Burn out or fade away

My Star
| My Star

Any perusal of Saturday night television will provide enough evidence of how attractive the lure of a potential music career is.

Every year, The X Factor permits hundreds of people to impress and amuse millions of viewers in the hope of securing that lucrative record deal.

For most of us, our musical career rarely develops beyond playing the triangle at school, but social game My Star borrows elements from The Sims, Farmville and even Game Dev Story in an attempt to give players a little taste of what living the dream would actually feel like.

Getting started

To live the dream, you need money and to get you started with your fledgling career, bonuses in the form of money and fame are awarded for completing a number of objectives. Fame is used to level up, while money can be spent on purchasing items for your apartment and instruments.
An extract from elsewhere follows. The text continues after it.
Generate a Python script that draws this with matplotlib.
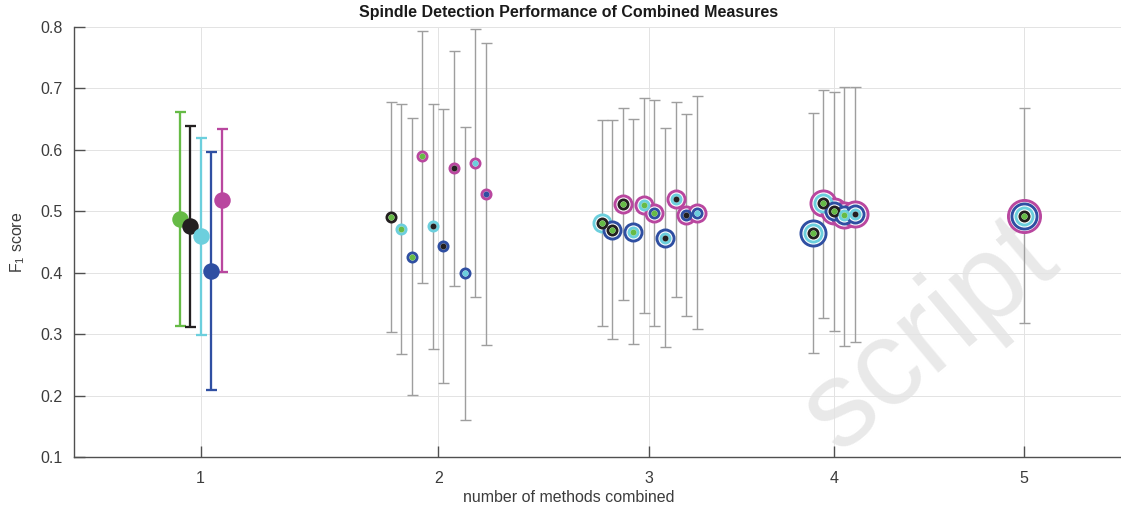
import matplotlib
matplotlib.use('Agg')
import matplotlib.pyplot as plt
from matplotlib import rcParams

rcParams['font.family'] = ['Liberation Sans', 'DejaVu Sans']
rcParams['mathtext.fontset'] = 'custom'
rcParams['mathtext.rm'] = 'Liberation Sans'
rcParams['mathtext.it'] = 'Liberation Sans:italic'

# ---------------- data ----------------
method_names = ['A', 'B', 'C', 'D', 'E']
method_colors = ['#66bb46', '#231f20', '#6ccfdd', '#2f4fa2', '#b9479f']

combos = ['A', 'B', 'C', 'D', 'E',
          'AB', 'AC', 'AD', 'AE', 'BC', 'BD', 'BE', 'CD', 'CE', 'DE',
          'ABC', 'ABD', 'ABE', 'ACD', 'ACE', 'ADE', 'BCD', 'BCE', 'BDE', 'CDE',
          'ABCD', 'ABCE', 'ABDE', 'ACDE', 'BCDE',
          'ABCDE']
f1_mean = [0.487, 0.476, 0.459, 0.403, 0.518,
           0.491, 0.471, 0.426, 0.590, 0.476, 0.443, 0.570, 0.399, 0.578, 0.528,
           0.481, 0.470, 0.512, 0.467, 0.510, 0.498, 0.457, 0.520, 0.494, 0.498,
           0.465, 0.513, 0.501, 0.494, 0.496,
           0.493]
f1_upper = [0.661, 0.639, 0.620, 0.596, 0.634,
            0.678, 0.674, 0.652, 0.794, 0.675, 0.667, 0.761, 0.637, 0.796, 0.774,
            0.649, 0.648, 0.668, 0.650, 0.684, 0.681, 0.636, 0.678, 0.658, 0.687,
            0.660, 0.697, 0.694, 0.703, 0.703,
            0.668]
f1_lower = [0.313, 0.312, 0.299, 0.209, 0.401,
            0.304, 0.268, 0.201, 0.384, 0.276, 0.220, 0.379, 0.161, 0.360, 0.282,
            0.313, 0.292, 0.355, 0.284, 0.335, 0.314, 0.279, 0.361, 0.330, 0.309,
            0.270, 0.327, 0.305, 0.281, 0.288,
            0.318]
n_combined = [1, 2, 3, 4, 5]
tick_labels = ['1', '2', '3', '4', '5']

# ---------------- layout ----------------
W, H = 1121, 509
fig = plt.figure(figsize=(W / 100, H / 100), dpi=100)
ax_l, ax_r, ax_t, ax_b = 74, 1121, 27, 457
ax = fig.add_axes([ax_l / W, 1 - ax_b / H, (ax_r - ax_l) / W, (ax_b - ax_t) / H])
ax.patch.set_alpha(0)

PX = 0.72  # points per pixel at dpi 100
GROUP_GAP = 20

# x positions: slot index within group, groups spaced by GROUP_GAP slots
xpos = []
group_counter = {}
for c in combos:
    n = len(c)
    k = group_counter.get(n, 0)
    group_counter[n] = k + 1
    xpos.append(GROUP_GAP * (n - 1) + k)
group_centers = []
for n in n_combined:
    cnt = group_counter[n]
    group_centers.append(GROUP_GAP * (n - 1) + (cnt - 1) / 2)

ring_outer_px = [6, 12, 20, 28, 35]
ring_lw_px = 2.9

for x, c, m, lo, hi in zip(xpos, combos, f1_mean, f1_lower, f1_upper):
    cols = [method_colors[method_names.index(ch)] for ch in c]
    if len(c) == 1:
        col = cols[0]
        ax.errorbar([x], [m], yerr=[[m - lo], [hi - m]], fmt='none',
                    ecolor=col, elinewidth=2.3 * PX, capsize=5.5 * PX,
                    capthick=2.3 * PX, zorder=3)
        ax.plot([x], [m], 'o', ms=16.5 * PX, mfc=col, mec=col, mew=0, zorder=4)
    else:
        ax.errorbar([x], [m], yerr=[[m - lo], [hi - m]], fmt='none',
                    ecolor='#9e9e9e', elinewidth=1.4 * PX, capsize=5.5 * PX,
                    capthick=1.4 * PX, zorder=2)
        # rings from outermost to innermost
        for j in range(len(c) - 1, 0, -1):
            d = ring_outer_px[j] - ring_lw_px
            ax.plot([x], [m], 'o', ms=d * PX, mfc='white', mec=cols[j],
                    mew=ring_lw_px * PX, zorder=5 + (len(c) - j))
        ax.plot([x], [m], 'o', ms=ring_outer_px[0] * PX, mfc=cols[0],
                mec=cols[0], mew=0, zorder=12)

ax.set_xlim(-10, 89.2)
ax.set_ylim(0.1, 0.8)
ax.set_xticks(group_centers)
ax.set_xticklabels(tick_labels)
ax.set_yticks([0.1, 0.2, 0.3, 0.4, 0.5, 0.6, 0.7, 0.8])
ax.set_yticklabels(['0.1', '0.2', '0.3', '0.4', '0.5', '0.6', '0.7', '0.8'])
ax.grid(True, color='#e3e3e3', linewidth=1.0 * PX, zorder=0)
ax.set_axisbelow(True)
for s in ['top', 'right']:
    ax.spines[s].set_visible(False)
for s in ['left', 'bottom']:
    ax.spines[s].set_color('#505050')
    ax.spines[s].set_linewidth(1.0)
ax.tick_params(direction='in', length=8, width=1.0, color='#505050',
               labelcolor='#3c3c3c', labelsize=11.5)
ax.tick_params(axis='y', pad=8)
ax.tick_params(axis='x', pad=10)

fig.text((569) / W, 1 - 12 / H, 'Spindle Detection Performance of Combined Measures',
         ha='center', va='center', fontsize=11.5, fontweight='bold', color='#1a1a1a')
fig.text(569 / W, 1 - 497 / H, 'number of methods combined', ha='center', va='center',
         fontsize=11.5, color='#3c3c3c')
fig.text(18 / W, 1 - 242 / H, r'F$_\mathrm{1}$ score', ha='center', va='center',
         rotation=90, fontsize=11.5, color='#3c3c3c')

# faint watermark (kept inside the figure)
fig.text(930 / W, 1 - 335 / H, 'script', ha='center', va='center', rotation=40,
         fontsize=88, color='#e9e9e9', zorder=-5)

fig.savefig('out.png', dpi=100)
The in-game currency takes two forms, Star Coins and Star Cash. Both can be bought via in-app purchases but while Star Coins are easily earned by performing tasks such as playing instruments and recording songs, Star Cash is very rarely awarded and usually only given for completing certain objectives or by levelling up.

Tools of the trade

The main method of earning Star Coins is by performing tasks with your instruments such as tuning them or by playing sheet music. The time it takes to complete such actions generally ranges from 5 minutes to 24 hours, while some take even longer.

New instruments become available as your level increases and can be bought using Star Coins.

There is a time limit by which you must collect your rewards, so it is important to check your game regularly to ensure that they don't expire. With this in mind, it is surprising that committing three hours to a task yields the same result as simply performing a one hour task on three separate occasions, meaning that no extra incentive is given for taking a risk.

Room with a view

If superficiality takes precedence over productivity, money can also be used to buy new fixtures and fittings for your rockstar pad.

You begin with a humble 6 x 6 abode, but as fame and fortune increase, so does the ability to increase the flat by either using Star Cash or (significantly more) Star Coins.

Sofas, televisions and pool tables can be bought alongside decorative items such as wallpaper and flooring. Star Cash can be used to buy more exciting features such as hot tubs and thrones, should those prove to be essential to your new lifestyle.


Making music would be a difficult exercise without a band and players can invite friends from their Facebook and Game Center accounts to join them in their quest for fame.

Should you be unable to find anyone to join you in your musical odyssey, the good news is that every player has a default friend in the form of the socially promiscuous Keith who, rather usefully, is already level 20. In addition, My Star uses the iPhone's GPS capabilities so that you can leave posters in real life locations to alert others of your presence.

Once you have befriended a fellow musician you can visit their apartments to jam with them whilst simultaneously spying to see how plush or squalid their set up is.

This isn’t Abbey Road

Although such social interaction is limited, making friends is fundamentally important to the game as the greater number of band members means that a greater number of instruments can be used and is likely to result in a better tune.

The concept is remarkably similar to Game Dev Story as it involves finding the perfect combination of genre and theme while the quality and success of the song is influenced by the levels of your character, your band members and instruments.

The aim of recording a song in the studio is to create a platinum selling record and achieve the coveted number 1 spot in the charts.

This is undoubtedly the most interesting aspect of My Star but is let down by the fact that only one free song can be made every 24 hours. To be able to produce any more songs within that period requires the player to part with 1 piece of Star Cash and even if you pay for the privilege, the free song counter is reset to 24 hours.

The mode itself lacks depth as there are fewer variables to play with than in Game Dev Story and it doesn't take Simon Cowell to work out that Pop and Love or Dance and Party are good combinations for a hit record.

Five minutes of fame

As recording in the studio is one of the few activities you can do in My Star, it's disappointing.

The initial objectives keep you busy, but they are little more than a glorified tutorial and eventually dry up as you progress. This leaves a core game that consists of almost solely practising instruments, putting up posters and recording one song per day while the limited selection of items means that it is unlikely to be that attractive a proposition to those who wish to improve their apartment

This reduces the game to a choice between purchasing extra Star Cash to record new songs or by grinding in order to earn money and level up. The former removes any genuine challenge while the latter is likely to be a slog.

My Star is an interesting concept but the game is far too reliant on in-app purchases while there are too few activities for it to retain any lasting appeal.